Kyoto and the Blair switch
published: Friday | December 2, 2005

Gwynne Dyer, Contributor

IF THE world were run by scientists, by the time the United Nations Conference on Climate Change in Montreal ends on December 9, we would have global agreement to cut greenhouse gas emissions by 25 or 30 per cent in the follow-on period to the Kyoto agreement, which expires in 2012.

But it won't happen: the Bush blockade and the absence of China and India were probably enough to block agreement anyway, and now there is also the Blair Switch.

The original Kyoto accord, negotiated in the mid-1990s when climate change seemed a much less urgent problem, mandated average cuts in greenhouse gas emissions of less than six per cent from the 1990 level by 2012, and only obliged industrial countries to comply.

It was really only meant to serve as a precedent for later agreements that would impose deeper cuts and bring in developing countries like China and India, whose economies had only recently begun to grow rapidly.
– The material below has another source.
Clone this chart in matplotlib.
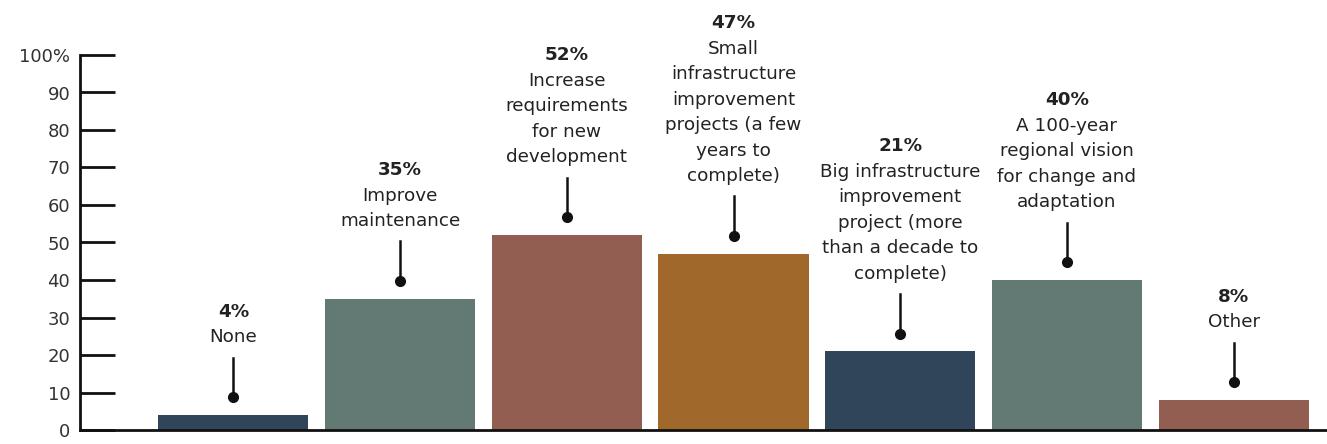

By the turn of the century, it was clear that those countries were becoming a much bigger part of the problem: China now opens a new coal-burning power station every two weeks, and will overtake the United States to become the world's largest emitter of carbon dioxide by 2025.
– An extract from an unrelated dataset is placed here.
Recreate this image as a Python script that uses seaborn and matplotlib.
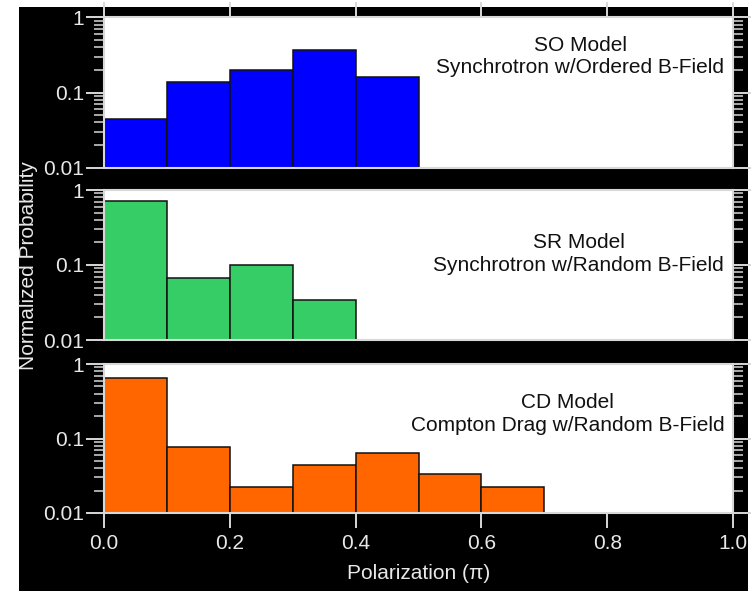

International financial incentives might have persuaded the newly industrialising countries to invest in low-carbon alternatives and rein in their soaring emissions without curbing economic growth, but the Bush administration's defection from the Kyoto agreement in 2001 scuppered that possibility.

The accord finally came into effect early this year after Russia ratified it (despite intense American pressure not to), and only America and Australia remain outside it among the industrialised countries. It was already high time to start negotiating the next round of cuts and bring the big developing countries into the treaty, for climate change was moving much faster than anticipated.
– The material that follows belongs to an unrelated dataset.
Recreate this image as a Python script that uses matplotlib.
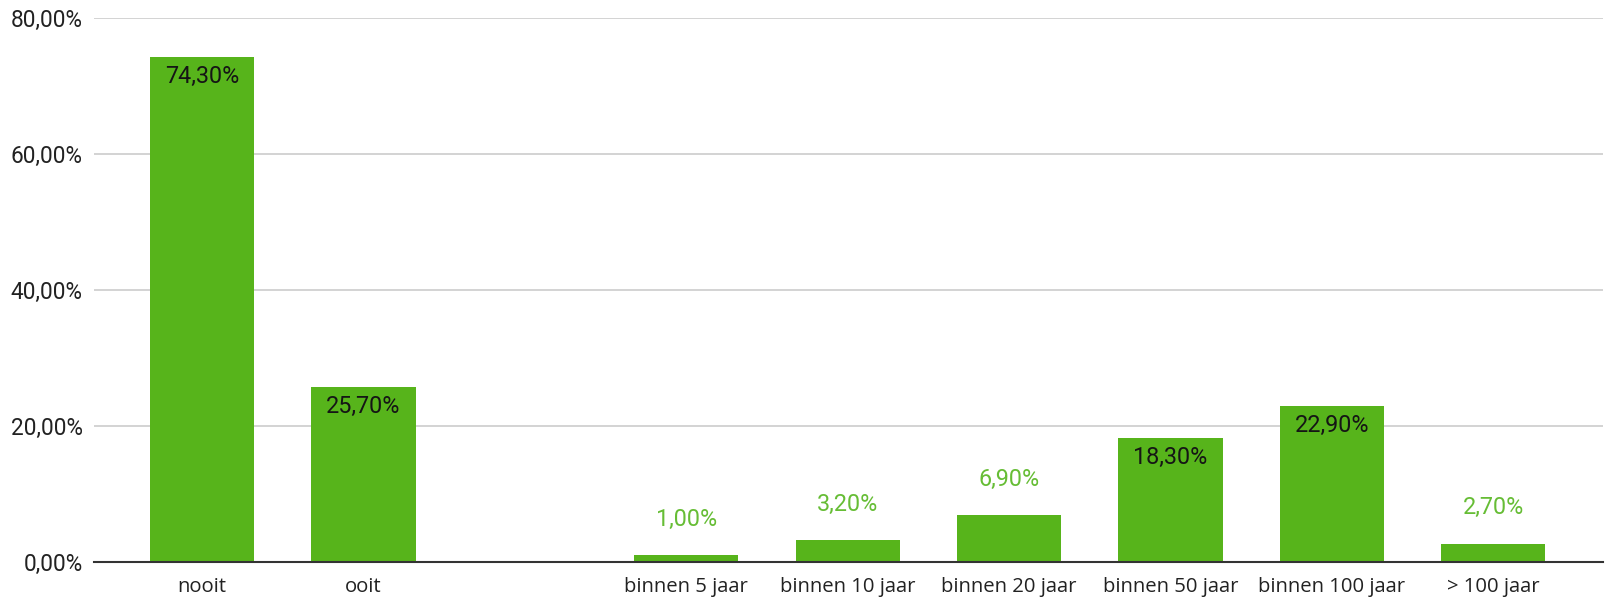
import numpy as np
import matplotlib.pyplot as plt
from matplotlib.ticker import FuncFormatter

plt.rcParams['font.family'] = ['Roboto', 'DejaVu Sans']

# Data (percentages); empty slot separates the two groups
categories = ['nooit', 'ooit', '', 'binnen 5 jaar', 'binnen 10 jaar', 'binnen 20 jaar',
              'binnen 50 jaar', 'binnen 100 jaar', '> 100 jaar']
values = [74.3, 25.7, None, 1.0, 3.2, 6.9, 18.3, 22.9, 2.7]
yticks = [0, 20, 40, 60, 80]

bar_color = '#57b41b'
label_out_color = '#66bd35'
label_in_color = '#151515'

fig = plt.figure(figsize=(16.08, 5.97), dpi=100)
ax = fig.add_axes([94 / 1608, 35 / 597, 1509 / 1608, 544 / 597])

x = np.arange(len(categories))
heights = [v if v is not None else 0 for v in values]
bars = ax.bar(x, heights, width=0.645, color=bar_color, zorder=3)

# Value labels: inside for tall bars, above for short ones
for xi, v in zip(x, values):
    if v is None:
        continue
    txt = f"{v:.2f}".replace('.', ',') + '%'
    if v > 10:
        ax.annotate(txt, (xi, v), xytext=(0, -14), textcoords='offset points',
                    ha='center', va='center', fontsize=16.8, color=label_in_color, zorder=4)
    else:
        ax.annotate(txt, (xi, v), xytext=(0, 26), textcoords='offset points',
                    ha='center', va='center', fontsize=16.8, color=label_out_color, zorder=4)

ax.set_xlim(-0.67, len(categories) - 1 + 0.68)
ax.set_ylim(0, 80)
ax.set_yticks(yticks)
ax.yaxis.set_major_formatter(FuncFormatter(lambda v, p: f"{v:.2f}".replace('.', ',') + '%'))
ax.set_xticks(x)
ax.set_xticklabels(categories, family=['Open Sans', 'DejaVu Sans'])

ax.tick_params(axis='y', length=0, pad=8, labelsize=16.3, labelcolor='#222222')
ax.tick_params(axis='x', length=0, pad=11, labelsize=14.6, labelcolor='#222222')

ax.grid(axis='y', color='#cccccc', linewidth=1.2, zorder=0)
ax.set_axisbelow(True)
for side in ['left', 'right', 'top']:
    ax.spines[side].set_visible(False)
ax.spines['bottom'].set_color('#333333')
ax.spines['bottom'].set_linewidth(1.5)
ax.spines['bottom'].set_zorder(5)

fig.savefig('out.png', dpi=100)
Arctic sea ice, which normally covers an area about the size of Australia, has shrunk by almost 20 per cent over the past quarter-century, and the rate of loss is accelerating.

OCEAN WARMING

Tropical storms have doubled in destructive potential over the past 30 years because of ocean warming, according to a recent article in Nature by Prof. Kerry Emmanuel of the Massachusetts Institute of Technology. And the steady rise in carbon dioxide in the atmosphere continues, from 270 parts per million (ppm) in pre-industrial times to 379 ppm today and 400 ppm by 2015.

At 500 ppm, which we will reach by 2060 at the present rate and far sooner if the newly industrialising countries don't accept emission targets, the Greenland icecap melts and all the world's coastal cities drown.

In August, the Bush administration persuaded China, India, Australia, Japan and South Korea to sign up for a rival pact, the Asia-Pacific Partnership for Clean Development and Climate, that fixes no emission targets and talks only of encouraging private industry to develop low-emission technologies and transfer them to industrialising countries.

But if there are no targets, where's the incentive?

Now even Tony Blair, long the main champion for Kyoto among the G-8 leaders, has effectively declared the treaty dead.

In September, sitting on a platform with Condoleezza Rice, he announced that he was "changing my thinking about this", and no longer wanted the world's nations to negotiate international treaties on climate change.

"The truth is, no country is going to cut its growth or consumption substantially in light of a long-term environmental problem," he said -- not even one that he used to call "the single most important issue we face as a global community."

The only hope, Blair concluded, echoing Bush's position, lay in new science and technology.

Given these grave new blows to the basic Kyoto notion that emission limits and new technologies go hand in hand, it's probably pointless to expect the Montreal conference that opened on Monday to be more than a holding operation.


Gwynne Dyer is a London-based independent journalist whose articles are published in 45 countries.